Europa se define por su unidad cultural, por ser un «acontecimiento espiritual» en el que nadie se siente extranjero: ser europeo significa ser enviado a los demás. Ella es cuna y morada de las ideas de persona, verdad y libertad, de dignidad inviolable de la persona humana y de sus derechos que nadie pude suprimir. Europa es cuna que ve nacer una humanidad nueva.
El hombre nuevo recreado por Cristo reconstruye la nueva Europa más allá de las culturas originantes de Roma y Atenas, aunque las incluye y asume en su verdad y grandeza. Sin exageración de ningún tipo, el cristianismo constituye el alma de Europa. Si bien es verdad que Europa y cristianismo no coinciden, también lo es con toda evidencia que la matriz cristiana ha sido lo que ha dado su importancia peculiar a la humanitas europea, al humanismo que le caracteriza en su más profunda entraña.
Hasta cuando ciertos sectores de la modernidad se apartaban de la Iglesia, los valores que defendía eran valores de cuño cristiano. Esos valores habían penetrado las capas más profundas de la conciencia europea hasta identificarla, al hilo de la consideración de la persona humana, surgida en la experiencia cristiana. Las «raíces cristianas» son una verdad histórica, empíricamente comprobable, y apelar a ellas en estos momentos de confusión espiritual y cultural, de olvido o de disolución de las mismas, es perfectamente legítimo y necesario –un gran servicio a Europa y al mundo a través de Europa reconstruida–, aunque quepa, es cierto, un mal uso o un abuso de esta verdad que se debería evitar con sumo cuidado.

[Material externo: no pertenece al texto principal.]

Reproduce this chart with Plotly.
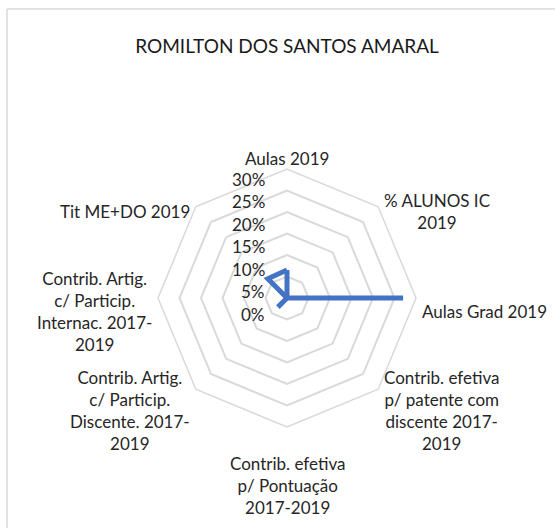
import math
import plotly.graph_objects as go

title = "ROMILTON DOS SANTOS AMARAL"
categories = [
    "Aulas 2019",
    "% ALUNOS IC 2019",
    "Aulas Grad 2019",
    "Contrib. efetiva p/ patente com discente 2017-2019",
    "Contrib. efetiva p/ Pontuação 2017-2019",
    "Contrib. Artig. c/ Particip. Discente. 2017-2019",
    "Contrib. Artig. c/ Particip. Internac. 2017-2019",
    "Tit ME+DO 2019",
]
category_labels = [
    "Aulas 2019",
    "% ALUNOS IC<br>2019",
    "Aulas Grad 2019",
    "Contrib. efetiva<br>p/ patente com<br>discente 2017-<br>2019",
    "Contrib. efetiva<br>p/ Pontuação<br>2017-2019",
    "Contrib. Artig.<br>c/ Particip.<br>Discente. 2017-<br>2019",
    "Contrib. Artig.<br>c/ Particip.<br>Internac. 2017-<br>2019",
    "Tit ME+DO 2019",
]
values = [0.065, 0.0, 0.27, 0.0, 0.0, 0.03, 0.0, 0.063]
radial_ticks = [0, 0.05, 0.10, 0.15, 0.20, 0.25, 0.30]
radial_ticklabels = ["0%", "5%", "10%", "15%", "20%", "25%", "30%"]
radial_max = 0.30

# ---- layout / style (pixels in the 555x528 canvas) ----
W, H = 555, 528
cx, cy, R = 287, 298, 129
font_family = "Lato, 'Open Sans', sans-serif"
text_color = "#262626"
grid_color = "#d9d9d9"

fig = go.Figure()
fig.add_trace(go.Scatterpolar(
    r=values + values[:1],
    theta=categories + categories[:1],
    mode="lines",
    line=dict(color="#4472C4", width=5),
    showlegend=False,
    hoverinfo="skip",
))

fig.update_layout(
    width=W, height=H,
    margin=dict(l=0, r=0, t=0, b=0),
    paper_bgcolor="white",
    plot_bgcolor="white",
    font=dict(family=font_family, size=17, color=text_color),
    title=dict(text=title, x=cx / W, xanchor="center", y=1 - 46 / H, yanchor="middle",
               font=dict(family=font_family, size=19, color="#1a1a1a")),
    polar=dict(
        domain=dict(x=[(cx - R) / W, (cx + R) / W], y=[1 - (cy + R) / H, 1 - (cy - R) / H]),
        bgcolor="white",
        gridshape="linear",
        angularaxis=dict(
            direction="clockwise",
            rotation=90,
            tickvals=categories,
            showticklabels=False,
            showgrid=False,
            showline=True,
            linecolor=grid_color,
            linewidth=1.5,
            ticks="",
        ),
        radialaxis=dict(
            range=[0, radial_max],
            tickvals=radial_ticks,
            angle=90,
            showticklabels=False,
            showline=False,
            ticks="",
            gridcolor=grid_color,
            gridwidth=1.5,
        ),
    ),
)

# category labels: centred multi-line text just outside each spoke (Excel style)
n = len(categories)
for i, lab in enumerate(category_labels):
    theta = math.radians(90 - 360 * i / n)
    dx, dy = math.cos(theta), math.sin(theta)
    xanchor = "left" if dx > 0.1 else ("right" if dx < -0.1 else "center")
    yanchor = "bottom" if dy > 0.9 else ("top" if dy < -0.9 else "middle")
    fig.add_annotation(
        text=lab, showarrow=False, align="center",
        xref="paper", yref="paper",
        x=(cx + R * dx) / W, y=1 - (cy - R * dy) / H,
        xanchor=xanchor, yanchor=yanchor,
        xshift=4 * (1 if dx > 0.1 else (-1 if dx < -0.1 else 0)),
        yshift=-13 + 11.3 * dy,
        font=dict(family=font_family, size=17, color=text_color),
    )

# radial value labels: left of the vertical spoke, hanging just below each ring (Excel style)
for t, lab in zip(radial_ticks, radial_ticklabels):
    fig.add_annotation(
        text=lab, showarrow=False,
        xref="paper", yref="paper",
        x=(cx - 20) / W, y=1 - (cy - R * t / radial_max) / H,
        xanchor="right", yanchor="middle",
        yshift=-16 + 20 * t,
        font=dict(family=font_family, size=17, color=text_color),
    )

# chart-area frame (left and top edges visible)
fig.add_shape(type="line", xref="paper", yref="paper", x0=7 / W, x1=1.01, y0=1 - 9 / H, y1=1 - 9 / H,
              line=dict(color=grid_color, width=1.5))
fig.add_shape(type="line", xref="paper", yref="paper", x0=7 / W, x1=7 / W, y0=1 - 9 / H, y1=-0.01,
              line=dict(color=grid_color, width=1.5))

fig.write_html("out.html", config={"displayModeBar": False},
               post_script="document.body.style.margin='0';")
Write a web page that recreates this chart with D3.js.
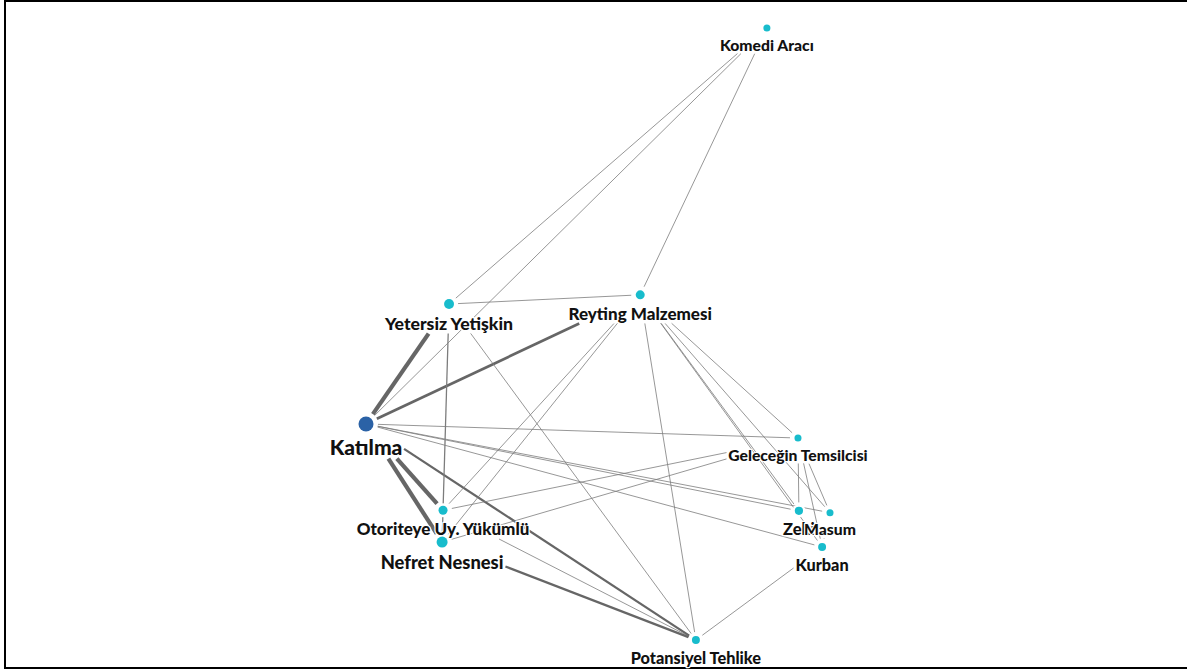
<!DOCTYPE html>
<html>
<head>
<meta charset="utf-8">
<script src="https://cdn.jsdelivr.net/npm/d3@7"></script>
<style>
html,body{margin:0;padding:0;background:#fff;}
svg{display:block;}
</style>
</head>
<body>
<svg id="chart" width="1187" height="670"></svg>
<script>
// ---- data ----
const nodeNames = ["Katılma","Yetersiz Yetişkin","Reyting Malzemesi","Komedi Aracı","Geleceğin Temsilcisi","Zeki","Masum","Kurban","Otoriteye Uy. Yükümlü","Nefret Nesnesi","Potansiyel Tehlike"];
const nodeX = [0, 17.9, 59.1, 86.4, 93.1, 93.3, 100, 98.3, 16.6, 16.4, 71.1];
const nodeY = [64.7, 45.1, 43.6, 0, 67.0, 78.9, 79.2, 84.8, 78.8, 84.0, 100];
const nodeValue = [100, 44, 36, 22, 22, 30, 22, 28, 36, 54, 28];
const nodeGroup = ["core","other","other","other","other","other","other","other","other","other","other"];

const edgeSource = ["Katılma","Katılma","Katılma","Katılma","Katılma","Katılma","Katılma","Katılma","Katılma","Katılma",
  "Yetersiz Yetişkin","Yetersiz Yetişkin","Yetersiz Yetişkin","Yetersiz Yetişkin",
  "Reyting Malzemesi","Reyting Malzemesi","Reyting Malzemesi","Reyting Malzemesi","Reyting Malzemesi","Reyting Malzemesi","Reyting Malzemesi","Reyting Malzemesi",
  "Otoriteye Uy. Yükümlü","Otoriteye Uy. Yükümlü","Nefret Nesnesi","Nefret Nesnesi",
  "Geleceğin Temsilcisi","Geleceğin Temsilcisi","Geleceğin Temsilcisi","Masum","Kurban"];
const edgeTarget = ["Yetersiz Yetişkin","Otoriteye Uy. Yükümlü","Nefret Nesnesi","Reyting Malzemesi","Potansiyel Tehlike","Geleceğin Temsilcisi","Zeki","Masum","Kurban","Komedi Aracı",
  "Komedi Aracı","Reyting Malzemesi","Nefret Nesnesi","Potansiyel Tehlike",
  "Komedi Aracı","Otoriteye Uy. Yükümlü","Nefret Nesnesi","Potansiyel Tehlike","Geleceğin Temsilcisi","Zeki","Masum","Kurban",
  "Geleceğin Temsilcisi","Potansiyel Tehlike","Geleceğin Temsilcisi","Potansiyel Tehlike",
  "Zeki","Masum","Kurban","Kurban","Potansiyel Tehlike"];
const edgeWeight = [8,8,8,5,4,1,1,1,1,1,
  1,1,2,1,
  1,1,1,1,1,1,1,1,
  1,1,1,4,
  1,1,1,1,1];

// ---- scales ----
const x = d3.scaleLinear().domain([0,100]).range([366,830]);
const y = d3.scaleLinear().domain([0,100]).range([28,640]);
const rScale = d3.scaleSqrt().domain([0,100]).range([0,7.5]);
const fScale = d3.scaleSqrt().domain([0,100]).range([11,21]);
const wScale = d3.scaleLinear().domain([1,8]).range([0.8,4.2]);
const color = d3.scaleOrdinal().domain(["core","other"]).range(["#2b62a6","#18bccc"]);

const svg = d3.select("#chart");

// frame
svg.append("rect").attr("x",5).attr("y",1).attr("width",1200).attr("height",667)
  .attr("fill","none").attr("stroke","#000").attr("stroke-width",2);

const nodes = nodeNames.map((n,i)=>({name:n, cx:x(nodeX[i]), cy:y(nodeY[i]), r:rScale(nodeValue[i]), fs:fScale(nodeValue[i]), group:nodeGroup[i]}));
const byName = new Map(nodes.map(d=>[d.name,d]));

const gEdges = svg.append("g");
const gNodes = svg.append("g");
const gLabels = svg.append("g");

const labels = gLabels.selectAll("text").data(nodes).join("text")
  .attr("x",d=>d.cx)
  .attr("y",d=>d.cy + d.r + 7 + d.fs*0.78)
  .attr("text-anchor","middle")
  .attr("font-family","Lato, 'Noto Sans', sans-serif")
  .attr("font-weight",900)
  .attr("font-size",d=>d.fs)
  .attr("fill","#111")
  .attr("stroke","#fff").attr("stroke-width",2.5).attr("paint-order","stroke")
  .attr("stroke-linejoin","round")
  .text(d=>d.name);
labels.each(function(d){ const b=this.getBBox(); d.box={x0:b.x-2,y0:b.y+1,x1:b.x+b.width+2,y1:b.y+b.height}; });

function hidden(p, d){
  const dx=p[0]-d.cx, dy=p[1]-d.cy;
  if (dx*dx+dy*dy < (d.r+4.5)*(d.r+4.5)) return true;
  const b=d.box;
  return p[0]>=b.x0 && p[0]<=b.x1 && p[1]>=b.y0 && p[1]<=b.y1;
}

const edges = edgeSource.map((s,i)=>({s:byName.get(s), t:byName.get(edgeTarget[i]), w:edgeWeight[i]}));
edges.forEach(e=>{
  const L = Math.hypot(e.t.cx-e.s.cx, e.t.cy-e.s.cy);
  const n = Math.ceil(L*2);
  const pt = t => [e.s.cx+(e.t.cx-e.s.cx)*t, e.s.cy+(e.t.cy-e.s.cy)*t];
  let t0=0, t1=1;
  for(let k=0;k<=n;k++){ const t=k/n; if(hidden(pt(t),e.s)) t0=t; }
  for(let k=n;k>=0;k--){ const t=k/n; if(hidden(pt(t),e.t)) t1=t; }
  const a=pt(t0), b=pt(t1);
  e.path = t1>t0 ? `M${a[0]},${a[1]}L${b[0]},${b[1]}` : "";
});

gEdges.selectAll("path").data(edges).join("path")
  .attr("d",d=>d.path)
  .attr("fill","none")
  .attr("stroke",d=>d.w>=4?"#666":"#7c7c7c")
  .attr("stroke-width",d=>wScale(d.w));

gNodes.selectAll("circle.halo").data(nodes).join("circle").attr("class","halo")
  .attr("cx",d=>d.cx).attr("cy",d=>d.cy).attr("r",d=>d.r+2.5).attr("fill","#fff");
gNodes.selectAll("circle.node").data(nodes).join("circle").attr("class","node")
  .attr("cx",d=>d.cx).attr("cy",d=>d.cy).attr("r",d=>d.r).attr("fill",d=>color(d.group));
</script>
</body>
</html>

Europa tiene necesidad de reconocerse y recuperarse a sí misma, más allá de unas relaciones funcionales y económicas. Tiene necesidad de reconocer y recuperar la verdad de su propia historia para su edificación y consolidación. En esta historia, que es parte indispensable de la identidad de Europa, lo mismo que lo son sus recursos naturales y humanos, el cristianismo ha estado siempre presente, con un importante papel crítico. En esa historia, cierto, hay momentos cristianos gloriosos y momentos por los que pedir perdón. Pero no se puede eliminar al cristianismo, como algunos pretenden, de la historia de Europa, antigua y contemporánea, o de su presente.
Estas afirmaciones que hago no son pretensiones vaticanistas, ni reminiscencias de una situación medieval superada, ni ningún sueño de pasado confesional. Que nadie vea en ello atisbo de manejo e intento de dominio de los cristianos, ni vea intenciones «teocráticas que serían, además perfectamente utópicas» (Robert Schumann). Pues esto es lo que pretende aportar con gran acierto y espíritu de servicio la Plataforma Cultural One of Us al bien común de Europa y del mundo.
Publicado en La Razón el 30 de mayo de 2018.